#### [Task details]
Among the lines below, list those containing the string "chart".

"""

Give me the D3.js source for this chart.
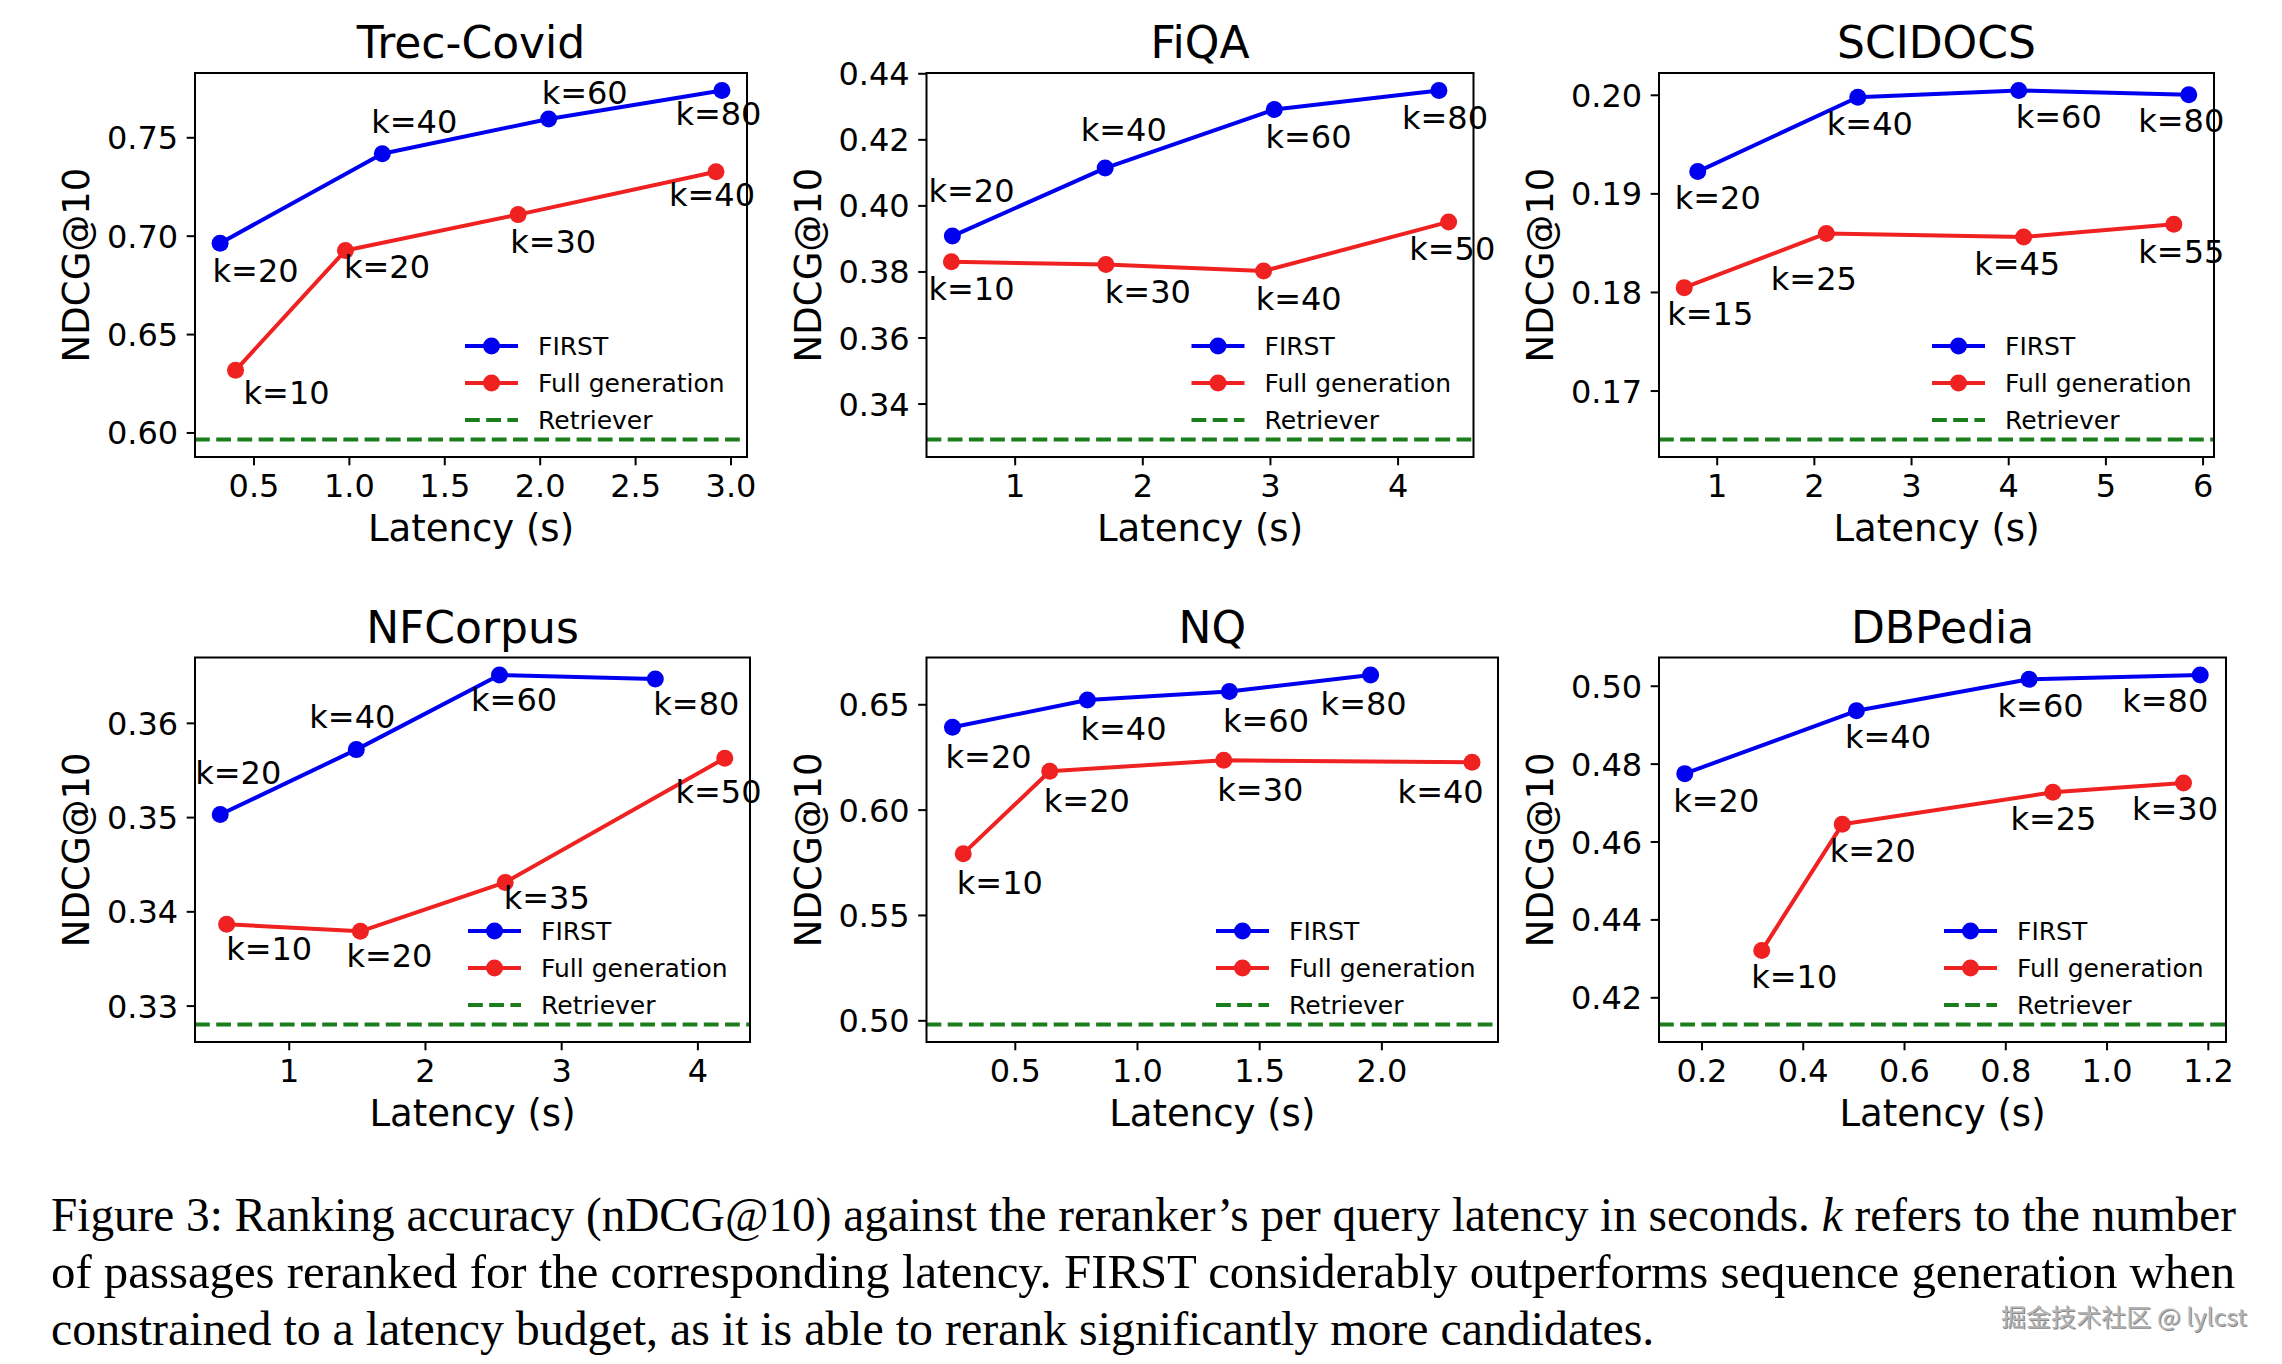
<!DOCTYPE html>
<html>
<head>
<meta charset="utf-8">
<script src="https://cdn.jsdelivr.net/npm/d3@7"></script>
<style>
  body { margin: 0; background: #fff; }
</style>
</head>
<body>
<div id="chart"></div>
<script>
// ---- data ----
const trecFirstLatency = [0.325, 1.175, 2.047, 2.955];
const trecFirstNdcg = [0.6962, 0.7416, 0.7593, 0.7738];
const trecFirstK = [20, 40, 60, 80];
const trecFullLatency = [0.406, 0.982, 1.887, 2.924];
const trecFullNdcg = [0.6316, 0.6925, 0.7107, 0.7325];
const trecFullK = [10, 20, 30, 40];
const trecRetriever = 0.5964;
const trecXTicks = [0.5, 1.0, 1.5, 2.0, 2.5, 3.0];
const trecXTickLabels = ["0.5", "1.0", "1.5", "2.0", "2.5", "3.0"];
const trecYTicks = [0.60, 0.65, 0.70, 0.75];
const trecYTickLabels = ["0.60", "0.65", "0.70", "0.75"];

const fiqaFirstLatency = [0.512, 1.709, 3.034, 4.324];
const fiqaFirstNdcg = [0.3907, 0.4113, 0.4290, 0.4348];
const fiqaFirstK = [20, 40, 60, 80];
const fiqaFullLatency = [0.504, 1.715, 2.950, 4.400];
const fiqaFullNdcg = [0.3829, 0.3821, 0.3801, 0.3950];
const fiqaFullK = [10, 30, 40, 50];
const fiqaRetriever = 0.3291;
const fiqaXTicks = [1, 2, 3, 4];
const fiqaXTickLabels = ["1", "2", "3", "4"];
const fiqaYTicks = [0.34, 0.36, 0.38, 0.40, 0.42, 0.44];
const fiqaYTickLabels = ["0.34", "0.36", "0.38", "0.40", "0.42", "0.44"];

const scidocsFirstLatency = [0.805, 2.452, 4.108, 5.858];
const scidocsFirstNdcg = [0.19221, 0.19975, 0.20044, 0.2000];
const scidocsFirstK = [20, 40, 60, 80];
const scidocsFullLatency = [0.666, 2.128, 4.159, 5.704];
const scidocsFullNdcg = [0.18044, 0.18594, 0.18558, 0.18688];
const scidocsFullK = [15, 25, 45, 55];
const scidocsRetriever = 0.16503;
const scidocsXTicks = [1, 2, 3, 4, 5, 6];
const scidocsXTickLabels = ["1", "2", "3", "4", "5", "6"];
const scidocsYTicks = [0.17, 0.18, 0.19, 0.20];
const scidocsYTickLabels = ["0.17", "0.18", "0.19", "0.20"];

const nfFirstLatency = [0.497, 1.496, 2.547, 3.691];
const nfFirstNdcg = [0.35027, 0.35716, 0.36508, 0.36466];
const nfFirstK = [20, 40, 60, 80];
const nfFullLatency = [0.544, 1.526, 2.589, 4.201];
const nfFullNdcg = [0.33863, 0.33788, 0.34307, 0.35625];
const nfFullK = [10, 20, 35, 50];
const nfRetriever = 0.32799;
const nfXTicks = [1, 2, 3, 4];
const nfXTickLabels = ["1", "2", "3", "4"];
const nfYTicks = [0.33, 0.34, 0.35, 0.36];
const nfYTickLabels = ["0.33", "0.34", "0.35", "0.36"];

const nqFirstLatency = [0.245, 0.797, 1.378, 1.956];
const nqFirstNdcg = [0.6391, 0.6520, 0.6561, 0.6639];
const nqFirstK = [20, 40, 60, 80];
const nqFullLatency = [0.289, 0.643, 1.355, 2.371];
const nqFullNdcg = [0.5791, 0.6182, 0.6234, 0.6225];
const nqFullK = [10, 20, 30, 40];
const nqRetriever = 0.4980;
const nqXTicks = [0.5, 1.0, 1.5, 2.0];
const nqXTickLabels = ["0.5", "1.0", "1.5", "2.0"];
const nqYTicks = [0.50, 0.55, 0.60, 0.65];
const nqYTickLabels = ["0.50", "0.55", "0.60", "0.65"];

const dbFirstLatency = [0.167, 0.506, 0.847, 1.185];
const dbFirstNdcg = [0.47743, 0.49356, 0.50166, 0.50276];
const dbFirstK = [20, 40, 60, 80];
const dbFullLatency = [0.319, 0.478, 0.894, 1.152];
const dbFullNdcg = [0.4320, 0.46441, 0.47264, 0.47503];
const dbFullK = [10, 20, 25, 30];
const dbRetriever = 0.41301;
const dbXTicks = [0.2, 0.4, 0.6, 0.8, 1.0, 1.2];
const dbXTickLabels = ["0.2", "0.4", "0.6", "0.8", "1.0", "1.2"];
const dbYTicks = [0.42, 0.44, 0.46, 0.48, 0.50];
const dbYTickLabels = ["0.42", "0.44", "0.46", "0.48", "0.50"];

const titles = ["Trec-Covid", "FiQA", "SCIDOCS", "NFCorpus", "NQ", "DBPedia"];
const seriesNames = ["FIRST", "Full generation", "Retriever"];

// ---- layout (pixels) ----
const W = 2282, H = 1364;
const boxes = [
  { l: 195, r: 747, t: 73, b: 457 },
  { l: 926.5, r: 1473.5, t: 73, b: 457 },
  { l: 1659, r: 2214, t: 73, b: 457 },
  { l: 195, r: 750, t: 657.5, b: 1042 },
  { l: 926.5, r: 1498, t: 657.5, b: 1042 },
  { l: 1659, r: 2226, t: 657.5, b: 1042 }
];

// where each "k=" annotation sits relative to its marker (left edge, baseline)
const labelOffsets = [
  { first: [[-4.5, 39], [-8, -20.7], [-4, -15.4], [-43.5, 34.6]],
    full: [[11, 34], [1.5, 27.5], [-5, 38.6], [-44, 34]] },
  { first: [[-20.9, -33.9], [-21.4, -27.5], [-5.8, 37.9], [-34, 38.2]],
    full: [[-19.9, 37.9], [1.9, 38.6], [-4.9, 38.6], [-36.4, 38.2]] },
  { first: [[-20, 37.5], [-28, 37.9], [0, 37.5], [-47.5, 37.5]],
    full: [[-14, 37.5], [-52.5, 57], [-46.5, 38.2], [-32.5, 38.6]] },
  { first: [[-22, -30.7], [-44, -21.4], [-25.4, 36.4], [1, 36.1]],
    full: [[2.5, 35.7], [-11, 35.7], [1.5, 27], [-46.3, 45]] },
  { first: [[-3.9, 40.7], [-3.9, 40.4], [-3.4, 40.7], [-47, 40.4]],
    full: [[-3.4, 40.7], [-2.9, 40.7], [-3.4, 40.4], [-71.4, 40.7]] },
  { first: [[-8.5, 37.9], [-8.5, 37.5], [-28.5, 37.5], [-75, 37.5]],
    full: [[-7.5, 37.5], [-9.5, 37.5], [-39.5, 37.5], [-48.5, 37.5]] }
];

const BLUE = "#0000f0", RED = "#ef2121", GREEN = "#1b7d1b";
const FONT = "'DejaVu Sans', sans-serif";

const panels = [
  { fx: trecFirstLatency, fy: trecFirstNdcg, fk: trecFirstK, gx: trecFullLatency, gy: trecFullNdcg, gk: trecFullK,
    ret: trecRetriever, xt: trecXTicks, xl: trecXTickLabels, yt: trecYTicks, yl: trecYTickLabels },
  { fx: fiqaFirstLatency, fy: fiqaFirstNdcg, fk: fiqaFirstK, gx: fiqaFullLatency, gy: fiqaFullNdcg, gk: fiqaFullK,
    ret: fiqaRetriever, xt: fiqaXTicks, xl: fiqaXTickLabels, yt: fiqaYTicks, yl: fiqaYTickLabels },
  { fx: scidocsFirstLatency, fy: scidocsFirstNdcg, fk: scidocsFirstK, gx: scidocsFullLatency, gy: scidocsFullNdcg, gk: scidocsFullK,
    ret: scidocsRetriever, xt: scidocsXTicks, xl: scidocsXTickLabels, yt: scidocsYTicks, yl: scidocsYTickLabels },
  { fx: nfFirstLatency, fy: nfFirstNdcg, fk: nfFirstK, gx: nfFullLatency, gy: nfFullNdcg, gk: nfFullK,
    ret: nfRetriever, xt: nfXTicks, xl: nfXTickLabels, yt: nfYTicks, yl: nfYTickLabels },
  { fx: nqFirstLatency, fy: nqFirstNdcg, fk: nqFirstK, gx: nqFullLatency, gy: nqFullNdcg, gk: nqFullK,
    ret: nqRetriever, xt: nqXTicks, xl: nqXTickLabels, yt: nqYTicks, yl: nqYTickLabels },
  { fx: dbFirstLatency, fy: dbFirstNdcg, fk: dbFirstK, gx: dbFullLatency, gy: dbFullNdcg, gk: dbFullK,
    ret: dbRetriever, xt: dbXTicks, xl: dbXTickLabels, yt: dbYTicks, yl: dbYTickLabels }
];

const svg = d3.select("#chart").append("svg")
  .attr("width", W)
  .attr("height", H)
  .style("display", "block")
  .style("font-family", FONT);

svg.append("rect").attr("width", W).attr("height", H).attr("fill", "#fff");

// matplotlib-style autoscale: data extent plus 5% margin each side
function padded(vals) {
  const [lo, hi] = d3.extent(vals);
  const m = (hi - lo) * 0.05;
  return [lo - m, hi + m];
}

panels.forEach((p, i) => drawPanel(p, boxes[i], titles[i], labelOffsets[i]));

function drawPanel(p, box, title, offs) {
  const w = box.r - box.l, h = box.b - box.t;
  const g = svg.append("g").attr("transform", `translate(${box.l},${box.t})`);

  const x = d3.scaleLinear().domain(padded(p.fx.concat(p.gx))).range([0, w]);
  const y = d3.scaleLinear().domain(padded(p.fy.concat(p.gy, [p.ret]))).range([h, 0]);

  // axes
  const xAxis = g.append("g")
    .attr("transform", `translate(0,${h})`)
    .call(d3.axisBottom(x).tickValues(p.xt).tickFormat((d, j) => p.xl[j])
      .tickSize(8.3).tickSizeOuter(0).tickPadding(9));
  const yAxis = g.append("g")
    .call(d3.axisLeft(y).tickValues(p.yt).tickFormat((d, j) => p.yl[j])
      .tickSize(8.3).tickSizeOuter(0).tickPadding(8.5));
  [xAxis, yAxis].forEach(a => {
    a.select(".domain").remove();
    a.selectAll("line").attr("stroke", "#000").attr("stroke-width", 2);
    a.selectAll("text").attr("font-size", 32).attr("font-family", FONT).attr("fill", "#000");
  });
  yAxis.selectAll("text").attr("dy", "0.36em");

  // retriever baseline
  g.append("line")
    .attr("x1", x.range()[0]).attr("x2", x.range()[1])
    .attr("y1", y(p.ret)).attr("y2", y(p.ret))
    .attr("stroke", GREEN)
    .attr("stroke-width", 4)
    .attr("stroke-dasharray", "14.8,6.4");

  const series = [
    { xs: p.fx, ys: p.fy, ks: p.fk, color: BLUE, off: offs.first },
    { xs: p.gx, ys: p.gy, ks: p.gk, color: RED, off: offs.full }
  ];

  series.forEach(s => {
    const pts = s.xs.map((v, j) => [v, s.ys[j]]);
    g.append("path")
      .datum(pts)
      .attr("fill", "none")
      .attr("stroke", s.color)
      .attr("stroke-width", 4)
      .attr("stroke-linejoin", "round")
      .attr("d", d3.line().x(d => x(d[0])).y(d => y(d[1])));
    g.append("g").selectAll("circle")
      .data(pts)
      .enter()
      .append("circle")
        .attr("cx", d => x(d[0]))
        .attr("cy", d => y(d[1]))
        .attr("r", 8.5)
        .attr("fill", s.color);
  });

  // "k=" annotations (3px compensates the left bearing of "k")
  series.forEach(s => {
    g.append("g").selectAll("text")
      .data(s.ks)
      .enter()
      .append("text")
        .attr("x", (k, j) => x(s.xs[j]) + s.off[j][0] - 3)
        .attr("y", (k, j) => y(s.ys[j]) + s.off[j][1])
        .attr("font-size", 32)
        .attr("fill", "#000")
        .text(k => `k=${k}`);
  });

  // legend, lower right
  const legendRows = [
    { name: seriesNames[0], color: BLUE, marker: true },
    { name: seriesNames[1], color: RED, marker: true },
    { name: seriesNames[2], color: GREEN, marker: false }
  ];
  const lg = g.append("g").attr("transform", `translate(${w - 282},${h - 111})`);
  legendRows.forEach((r, j) => {
    const row = lg.append("g").attr("transform", `translate(0,${j * 37})`);
    row.append("line")
      .attr("x1", 0).attr("x2", 53)
      .attr("stroke", r.color)
      .attr("stroke-width", 4)
      .attr("stroke-dasharray", r.marker ? null : "14.8,6.4");
    if (r.marker) {
      row.append("circle").attr("cx", 26.5).attr("r", 8.5).attr("fill", r.color);
    }
    row.append("text")
      .attr("x", 73)
      .attr("y", 9)
      .attr("font-size", 25)
      .attr("fill", "#000")
      .text(r.name);
  });

  // frame
  g.append("rect")
    .attr("width", w).attr("height", h)
    .attr("fill", "none")
    .attr("stroke", "#000")
    .attr("stroke-width", 2);

  // titles
  g.append("text")
    .attr("x", w / 2).attr("y", -15)
    .attr("text-anchor", "middle")
    .attr("font-size", 44)
    .text(title);
  g.append("text")
    .attr("x", w / 2).attr("y", h + 84)
    .attr("text-anchor", "middle")
    .attr("font-size", 37)
    .text("Latency (s)");
  g.append("text")
    .attr("transform", `translate(-106,${h / 2}) rotate(-90)`)
    .attr("text-anchor", "middle")
    .attr("font-size", 37)
    .text("NDCG@10");
}

// ---- caption ----
const captionLines = [
  ["Figure 3: Ranking accuracy (nDCG@10) against the reranker\u2019s per query latency in seconds. ", "k", " refers to the number"],
  ["of passages reranked for the corresponding latency. FIRST considerably outperforms sequence generation when"],
  ["constrained to a latency budget, as it is able to rerank significantly more candidates."]
];
const capLeft = 51;
const capWidths = [2185, 2185, 1604];
const capBaselines = [1231, 1288, 1345];

const cap = svg.append("g")
  .attr("font-family", "'Liberation Serif', 'Times New Roman', serif")
  .attr("fill", "#000");

// the figure's serif is taller and narrower than Liberation Serif:
// set the size from the glyph height, then scale each line to its measured width
captionLines.forEach((parts, i) => {
  const t = cap.append("text")
    .attr("x", 0)
    .attr("y", 0)
    .attr("font-size", 48);
  parts.forEach((s, j) => {
    t.append("tspan").attr("font-style", j === 1 ? "italic" : null).text(s);
  });
  const len = t.node().getComputedTextLength();
  t.attr("transform", `translate(${capLeft},${capBaselines[i]}) scale(${capWidths[i] / len},1)`);
});

// watermark
const wm = "\u6398\u91d1\u6280\u672f\u793e\u533a @ lylcst";
svg.append("text")
  .attr("x", 2002).attr("y", 1327)
  .attr("font-family", "'Noto Sans CJK SC', 'Noto Sans', sans-serif")
  .attr("font-size", 24)
  .attr("textLength", 246)
  .attr("lengthAdjust", "spacingAndGlyphs")
  .attr("fill", "#555")
  .attr("opacity", 0.7)
  .text(wm);
svg.append("text")
  .attr("x", 2001).attr("y", 1326)
  .attr("font-family", "'Noto Sans CJK SC', 'Noto Sans', sans-serif")
  .attr("font-size", 24)
  .attr("textLength", 246)
  .attr("lengthAdjust", "spacingAndGlyphs")
  .attr("fill", "#b4b4b4")
  .text(wm);
</script>
</body>
</html>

"""

#### [Response]
Give me the D3.js source for this chart.
<div id="chart"></div>
const svg = d3.select("#chart").append("svg")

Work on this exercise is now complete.